Her jaw clicks side to side. “Is there a sister I should be aware of?” She replies.
Henry looks at Alex, then back to the queen. “I can agree to those terms. Alex?”
Alex grins. “Oh, I can agree to those terms.”
She stares him down for a beat, until the man reenters the room and moves to the side of the desk, a suitcase in hand. “We’ll need it in writing, of course.”
“Of course,” Henry agrees.
“Duh,” Alex says. “Can’t trust anybody these days.”
Except Henry.
He looks to him, his grin fading to something simpler, as Henry watches the lawyer pull out all the equipment needed for a cover up by the monarchy.

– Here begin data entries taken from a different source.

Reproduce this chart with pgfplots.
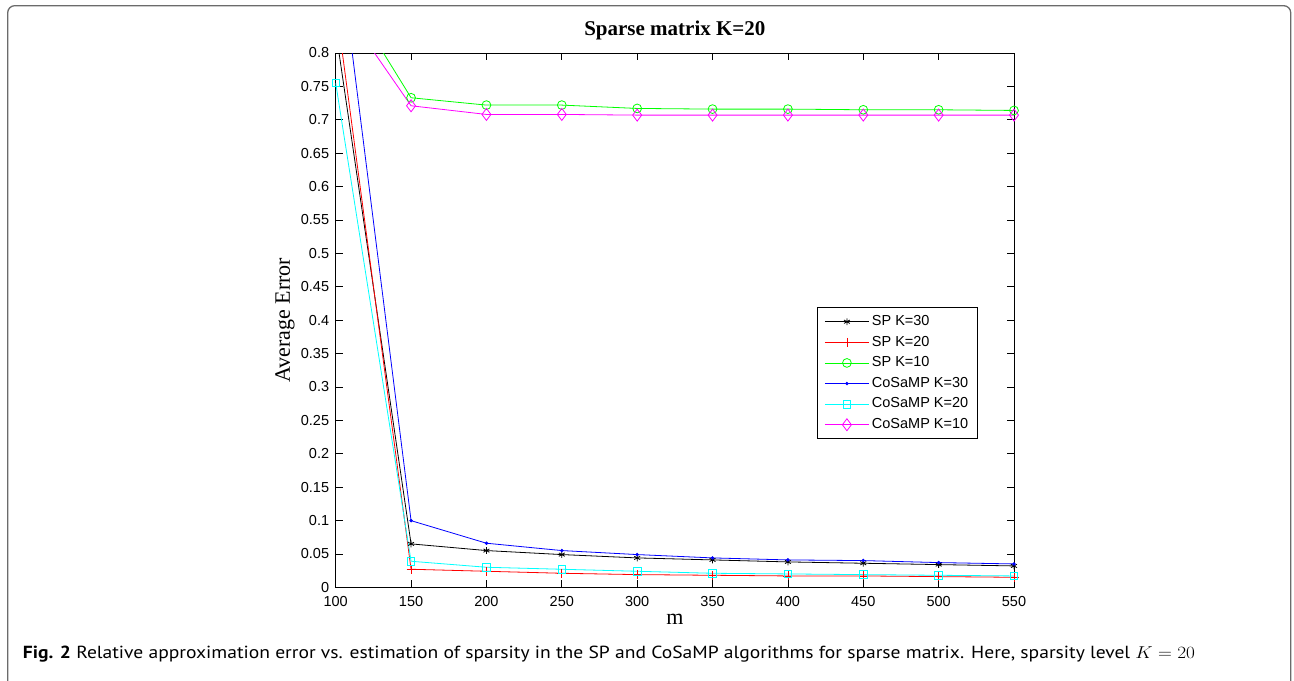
\documentclass[border=0pt]{standalone}
\usepackage{fontspec}
\usepackage{graphicx}
\usepackage{pgfplots}
\pgfplotsset{compat=1.18}
\setmainfont{Liberation Serif}
\newfontfamily\arial{Liberation Sans}
\newfontfamily\capfont{PT Sans}
\definecolor{mgreen}{rgb}{0,1,0}
\definecolor{mcyan}{rgb}{0,1,1}
\definecolor{mmag}{rgb}{1,0,1}
\definecolor{framegray}{rgb}{0.42,0.42,0.42}
\begin{document}
\begin{tikzpicture}
\path[use as bounding box] (0,0) rectangle (1294bp,681bp);
\draw[framegray, line width=1.3bp, rounded corners=7bp] (7.7bp,-5bp) -- (7.7bp,675.3bp) -- (1290.7bp,675.3bp) -- (1290.7bp,-5bp);
\begin{axis}[
  at={(335.7bp,93.7bp)}, anchor=south west,
  scale only axis, width=678.3bp, height=534.3bp,
  xmin=100, xmax=550, ymin=0, ymax=0.8,
  xtick={100,150,200,250,300,350,400,450,500,550},
  ytick={0,0.05,0.1,0.15,0.2,0.25,0.3,0.35,0.4,0.45,0.5,0.55,0.6,0.65,0.7,0.75,0.8},
  yticklabels={0,0.05,0.1,0.15,0.2,0.25,0.3,0.35,0.4,0.45,0.5,0.55,0.6,0.65,0.7,0.75,0.8},
  xticklabels={100,150,200,250,300,350,400,450,500,550},
  tick pos=both, tick align=inside,
  major tick length=7bp,
  axis line style={line width=1bp},
  every tick/.style={black, line width=0.8bp},
  ticklabel style={font=\arial\fontsize{14.5bp}{17bp}\selectfont},
  yticklabel style={inner sep=0pt, anchor=east, xshift=-6.4bp},
  xticklabel style={inner sep=0pt, anchor=base, yshift=-19.4bp},
  title={\textbf{Sparse matrix K=20}},
  title style={font=\fontsize{21bp}{25bp}\selectfont, at={(axis description cs:0.5,1)}, anchor=base, yshift=12bp, inner sep=0pt},
  xlabel={m},
  xlabel style={font=\fontsize{22bp}{26bp}\selectfont, at={(axis description cs:0.5,0)}, anchor=base, yshift=-37.7bp, inner sep=0pt},
  ylabel={Average Error},
  ylabel style={font=\fontsize{22bp}{26bp}\selectfont, at={(axis description cs:-0.0674,0.5)}, anchor=base, inner sep=0pt},
  legend style={at={(axis description cs:0.710,0.524)}, anchor=north west,
    draw=black, line width=0.8bp, inner xsep=6.8bp, inner ysep=3.7bp,
    font=\arial\fontsize{14.5bp}{17bp}\selectfont,
    cells={anchor=west}, row sep=0pt,
    nodes={inner xsep=2.6bp, inner ysep=3.55bp, text height=10.5bp, text depth=3bp}},
  legend image code/.code={\draw[mark repeat=2,mark phase=2] plot coordinates {(0bp,0bp) (22bp,0bp) (44bp,0bp)};},
  every axis plot/.append style={line width=0.8bp, mark options={solid}},
]
\addplot[black, mark=asterisk, mark size=3.4bp] coordinates {
(100,0.834) (150,0.065) (200,0.055) (250,0.049) (300,0.044) (350,0.041) (400,0.038) (450,0.036) (500,0.034) (550,0.032)};
\addlegendentry{SP K=30}
\addplot[red, mark=+, mark size=4.5bp] coordinates {
(100,0.875) (150,0.027) (200,0.024) (250,0.021) (300,0.019) (350,0.018) (400,0.017) (450,0.017) (500,0.016) (550,0.015)};
\addlegendentry{SP K=20}
\addplot[mgreen, mark=o, mark size=4.4bp] coordinates {
(100,0.916) (150,0.733) (200,0.722) (250,0.722) (300,0.717) (350,0.716) (400,0.716) (450,0.715) (500,0.715) (550,0.714)};
\addlegendentry{SP K=10}
\addplot[blue, mark=*, mark size=1.3bp] coordinates {
(100,0.997) (150,0.0998) (200,0.066) (250,0.055) (300,0.049) (350,0.044) (400,0.041) (450,0.040) (500,0.037) (550,0.035)};
\addlegendentry{CoSaMP K=30}
\addplot[mcyan, mark=square, mark size=3.8bp] coordinates {
(100,0.755) (150,0.039) (200,0.030) (250,0.027) (300,0.024) (350,0.021) (400,0.020) (450,0.019) (500,0.018) (550,0.017)};
\addlegendentry{CoSaMP K=20}
\addplot[mmag, mark=diamond, mark size=6bp] coordinates {
(100,0.884) (150,0.721) (200,0.708) (250,0.708) (300,0.707) (350,0.707) (400,0.707) (450,0.707) (500,0.707) (550,0.707)};
\addlegendentry{CoSaMP K=10}
\end{axis}
\node[anchor=base west, inner sep=0pt] at (22.7bp,22.5bp) {\resizebox{1172bp}{\height}{\capfont\fontsize{17.5bp}{20bp}\selectfont\textbf{Fig. 2} Relative approximation error vs. estimation of sparsity in the SP and CoSaMP algorithms for sparse matrix. Here, sparsity level $K=20$}};
\end{tikzpicture}
\end{document}
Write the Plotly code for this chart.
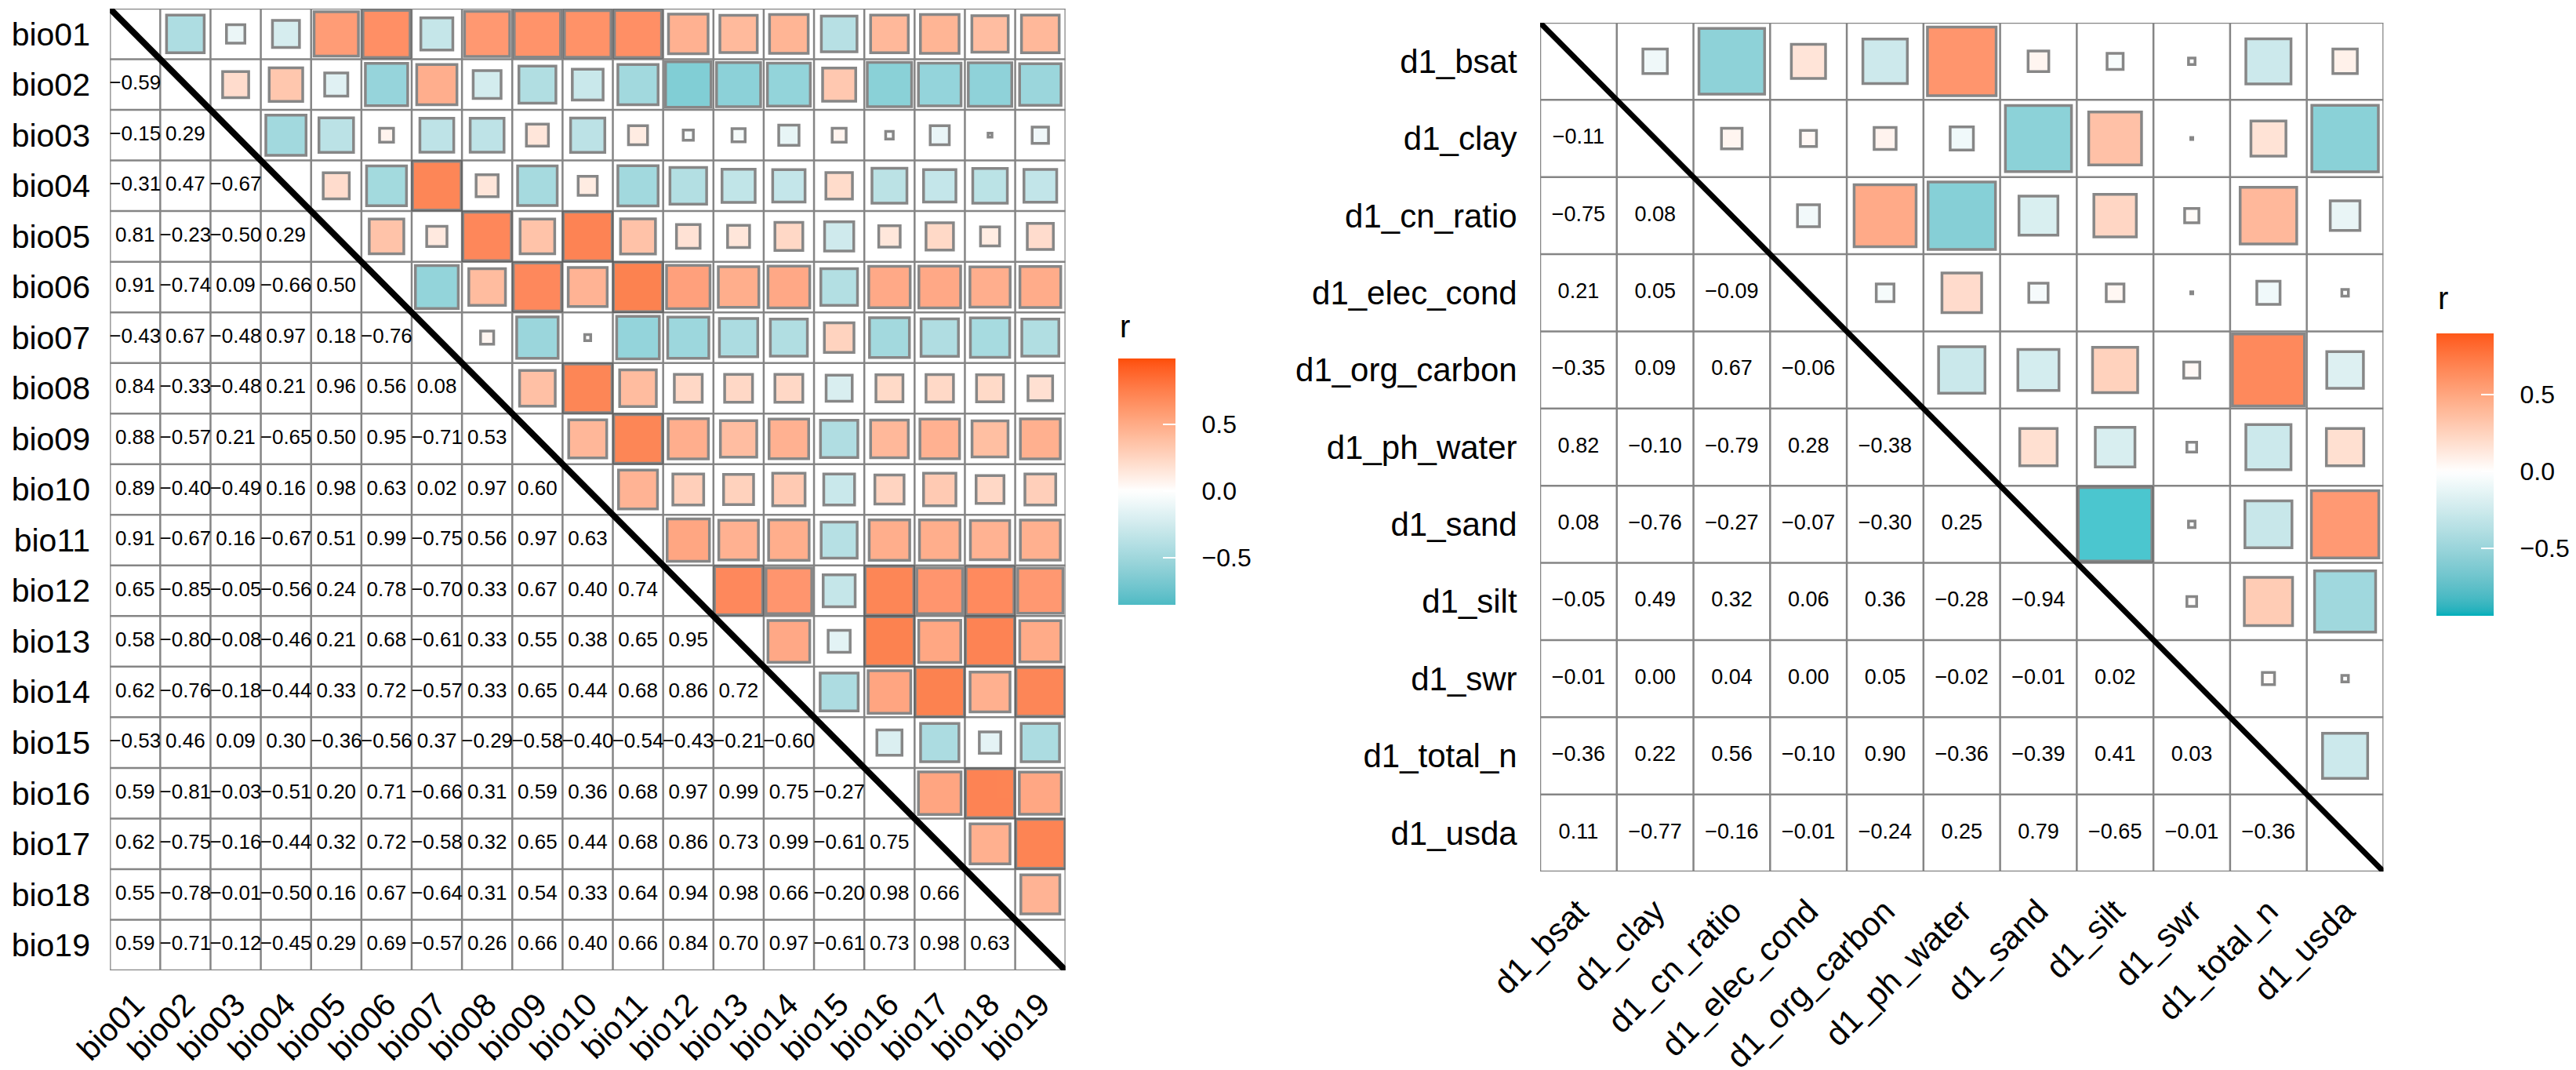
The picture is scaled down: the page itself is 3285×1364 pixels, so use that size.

He doesn’t have to leave, this time.
And it’s all because of Henry, beautiful, brave, wonderful Henry.
“Let’s begin.”
Hours later, they walk side by side in silence to Henry’s room.
When the door closes behind them, Alex is gently pushed up against it, and Henry presses close to him, hands on either side of his hips. “You’re stuck with me,” he says. “I do hope that’s all right.”
Alex grins up at him, his good arm coming up to wrap around Henry’s waist. “How long until I can propose?” He asks.
Henry’s brow quirks. “It’s been three years since you’ve had me,” He says. “Are you certain you don’t want to wait?”
“I’ve waited long enough.”
Henry’s smile softens, something specially curated for Alex and Alex alone. “Give it some time,” He murmurs, pressing a kiss to Alex’s cheek. “Once we’re healed up and the public has gotten used to my having a suitor, we can . . . discuss.”
Alex nods, tips his chin up.
And then, finally, blissfully their lips meet and the world rights itself for the first time in three years.
There are nightmares and phantom pains and a public with questions and a family with even more, but nothing dulls the truth of it all; the depth of the love shared between them as they cross the palace halls and walk down towards the gardens.
For once, even as Henry works through his ptsd, and Alex through his physical therapy, things are finally looking up.
For once, Alex has everything.
Alex has Henry.
And June is safe.
And his family knows about them, because who could miss a nobody from Texas bagging the Prince of Wales?
He smiles at Henry as he spins him around beneath one of the trees in the garden; their spot, perfect for stargazing in the dead of night.
Tonight, though.
Tonight, it’s perfect for falling to a knee and setting in stone the future they deserve.
Tonight there are no villains out to hurt them, or a public out to dissect them, or a queen out to get them.
Tonight it's just them, their history, and the path to their future.